See? Here’s Nannie looking especially glamorous. Is she at the Wren’s Nest? We’re not sure. The television in the upper right corner seems mildly out of place in a house museum from 1913. On the other hand, this version of Nannie clearly enjoys all of life’s pleasures. I bet it’s plasma.
It’s not only Nannie’s looks that wowed them — apparently her talking speed was just right. She’s really what makes us stand apart from those “other” museums. Best. Docent. Ever!
What is this picture of? What’s going on? What year is it? I can be sure of only one thing: I love it.
This student really had to work hard to appear nonchalant in the face of her excitement.

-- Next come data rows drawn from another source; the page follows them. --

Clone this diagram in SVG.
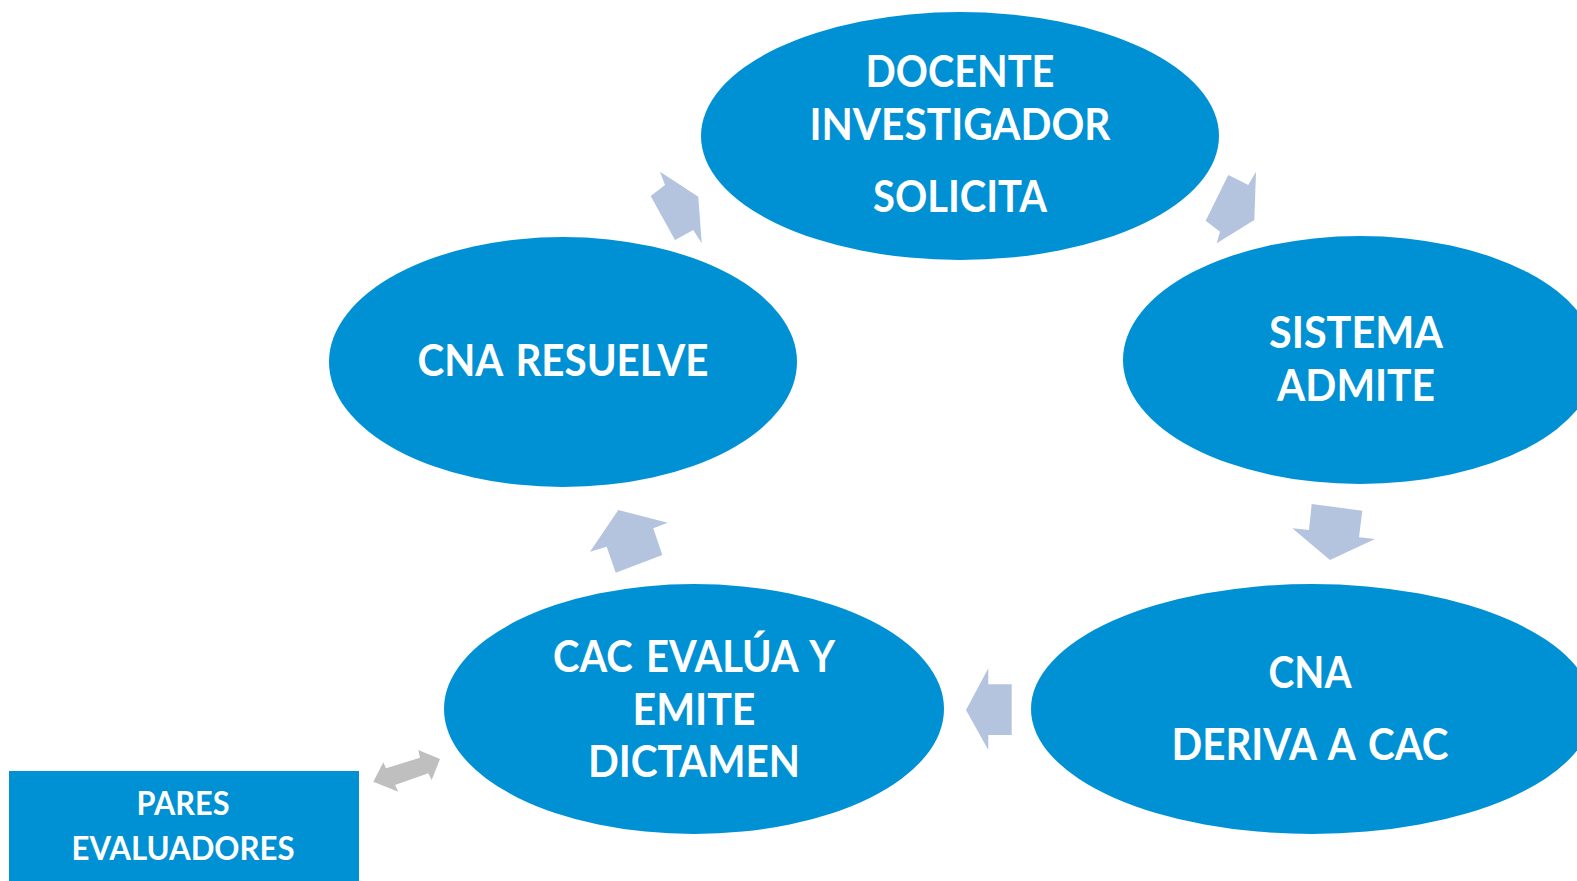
<svg xmlns="http://www.w3.org/2000/svg" width="1577" height="881" viewBox="0 0 1577 881">
<style>
.node{fill:#0091D5;}
.t{fill:#FFFFFF;font-family:Lato,"Open Sans","Liberation Sans",sans-serif;font-weight:bold;font-size:44px;text-anchor:middle;word-spacing:4px;}
.ts{font-size:32px;}
.arr{fill:#B4C3DE;}
.garr{fill:#BFBFBF;}
</style>
<rect x="0" y="0" width="1577" height="881" fill="#FFFFFF"/>
<g id="connectors">
<polygon class="arr" points="660,171.7 698.3,196.7 701.7,243.3 693.3,230 675,240 650.7,196 665,185"/>
<polygon class="arr" points="1228.3,175 1248.3,185 1256,171.7 1254.3,220 1216.7,243.3 1220,231.7 1205.7,220.7"/>
<polygon class="arr" points="1311.7,504 1362.3,510.7 1359,537.3 1375,539 1330,560 1292.3,528.3 1309,530"/>
<polygon class="arr" points="1011.7,684.3 988.3,684.3 988.3,668.3 966,710 988.3,750 988.3,735 1011.7,735"/>
<polygon class="arr" points="618.3,510 667.7,522.7 653.3,528.3 662.3,555 615.7,572.7 606.7,546.7 590,551.7"/>
<polygon class="garr" points="373.3,781.7 383.3,762.3 386,768.3 420,757.7 418.3,750 440,759 431.7,780 428.3,773.3 395,785 398.3,791.7"/>
</g>
<g id="docente">
<ellipse class="node" cx="960" cy="136" rx="259" ry="124"/>
<text class="t" x="960" y="87" textLength="189" lengthAdjust="spacingAndGlyphs">DOCENTE</text>
<text class="t" x="960" y="140" textLength="301" lengthAdjust="spacingAndGlyphs">INVESTIGADOR</text>
<text class="t" x="960" y="212" textLength="174" lengthAdjust="spacingAndGlyphs">SOLICITA</text>
</g>
<g id="sistema">
<ellipse class="node" cx="1360" cy="360" rx="237" ry="124"/>
<text class="t" x="1356" y="348" textLength="174" lengthAdjust="spacingAndGlyphs">SISTEMA</text>
<text class="t" x="1356" y="401" textLength="158" lengthAdjust="spacingAndGlyphs">ADMITE</text>
</g>
<g id="cna-deriva">
<ellipse class="node" cx="1312" cy="709" rx="281" ry="125"/>
<text class="t" x="1310" y="688" textLength="83" lengthAdjust="spacingAndGlyphs">CNA</text>
<text class="t" x="1310" y="760" textLength="277" lengthAdjust="spacingAndGlyphs">DERIVA A CAC</text>
</g>
<g id="cac">
<ellipse class="node" cx="694" cy="709" rx="250" ry="125"/>
<text class="t" x="694" y="672" textLength="282" lengthAdjust="spacingAndGlyphs">CAC EVALÚA Y</text>
<text class="t" x="694" y="725" textLength="123" lengthAdjust="spacingAndGlyphs">EMITE</text>
<text class="t" x="694" y="777" textLength="212" lengthAdjust="spacingAndGlyphs">DICTAMEN</text>
</g>
<g id="cna-resuelve">
<ellipse class="node" cx="563" cy="362" rx="234" ry="125"/>
<text class="t" x="563" y="376" textLength="291" lengthAdjust="spacingAndGlyphs">CNA RESUELVE</text>
</g>
<g id="pares">
<rect class="node" x="9" y="771" width="350" height="110"/>
<text class="t ts" x="183" y="815" textLength="93" lengthAdjust="spacingAndGlyphs">PARES</text>
<text class="t ts" x="183" y="860" textLength="223" lengthAdjust="spacingAndGlyphs">EVALUADORES</text>
</g>
</svg>
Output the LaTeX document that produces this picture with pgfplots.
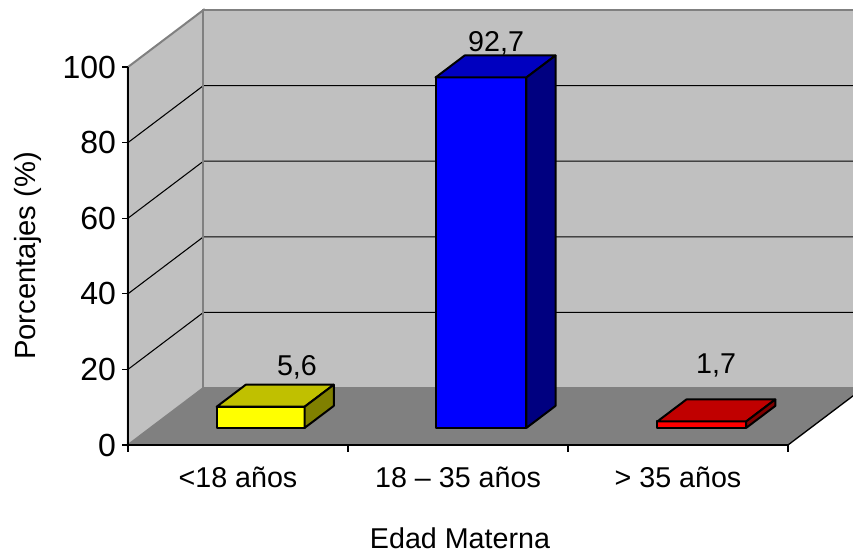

Sure her time at the Wren’s Nest was great, but will she return? Perhaps if her (obviously very busy) schedule allows it. Baby, you’re suffocating me.
This is my personal favorite. You know why? Because it’s filled to the brim with truth, and that’s reason enough. Or else because I like the drive represented by this marker-drawn bird. Perfection is a tall order, buddy.